On December 11, Linux 3.7 was released. It is supposed to make it easer to get Linux-based OSs running on tablet PCs and smartphones.
Around two percent of smartphones use GNU/Linux (a combination of Linux and the GNU OS), a figure that is comparable to 2.6 percent for Windows, according to figures from market research firm International Data Corporation (IDC). And Samsung accounts for 80 percent of all GNU/Linux-powered smartphones, using Bada.
Several companies and devices today owe their developments to GNU/Linux, a free software platform. And that includes the likes of Google, Facebook, Amazon and Wikipedia, as well as Apple's MacOS which long used parts of GNU. Android contains Linux but not GNU.
In Germany, many regional government departments use GNU/Linux as an alternative to other more mainstream operation systems – Microsoft’s Windows and Apple’s OS.
This year, the city of Munich announced a 10 million euro ($12.9 million) saving since changing over from Microsoft Windows based software in 2006.
"It comes down to not having to pay licensing costs," Peter Hoffman, project director of Munich's LiMux Project tells DW in an interview.
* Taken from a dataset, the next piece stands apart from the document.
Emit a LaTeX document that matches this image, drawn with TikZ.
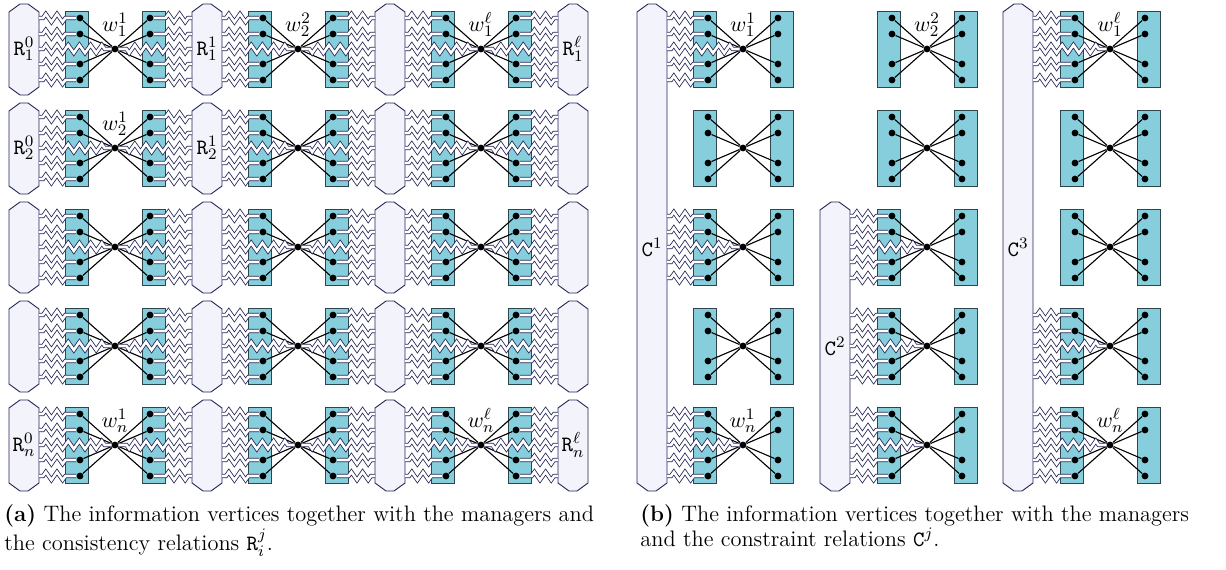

Its premise is to encourage software development which is to be shared amongst users. Best of all, it's free.
Giving back to users
Licensing costs are big money.
The beauty of GNU/Linux, says Jan Richling, a post doctorate fellow at the Technical University in Berlin, is its flexibility that really gives it an edge.
"More important is the total cost of ownership. You need people who will make an adaption of Linux to your needs," he says.
Given the notion users with computer coding skills essentially create their own software, which they then give back, for free, to other users to use, or develop further is appealing he adds.
Ease of use
Software companies like Apple and Microsoft have created closed systems for their products and software. And while this gives users the advantage of synchronizing many of their devices to the same operating system, consumers are left at their mercy, Jon "Maddog" Hall, Linux International's executive director, said at a recent TedX Conference in Berlin.
"With free software, you can make the decision about whether you're going to stay with the code you have running. It's not the decision of some far off company that's trying to satisfy the needs of a commodity marketplace," he added.
But despite the advantages that open source platforms, they require the expertise of programmers, who understand the coding and remain up to date with the latest changes in the software.
And despite the fact that they would be expected to do well in poor countries, they have so far proved to be unpopular. This is because the software requires a large bandwidth to be downloaded, and in most places people have access to pirated software – more than 90 percent of Windows software being using in poor countries is a pirate version.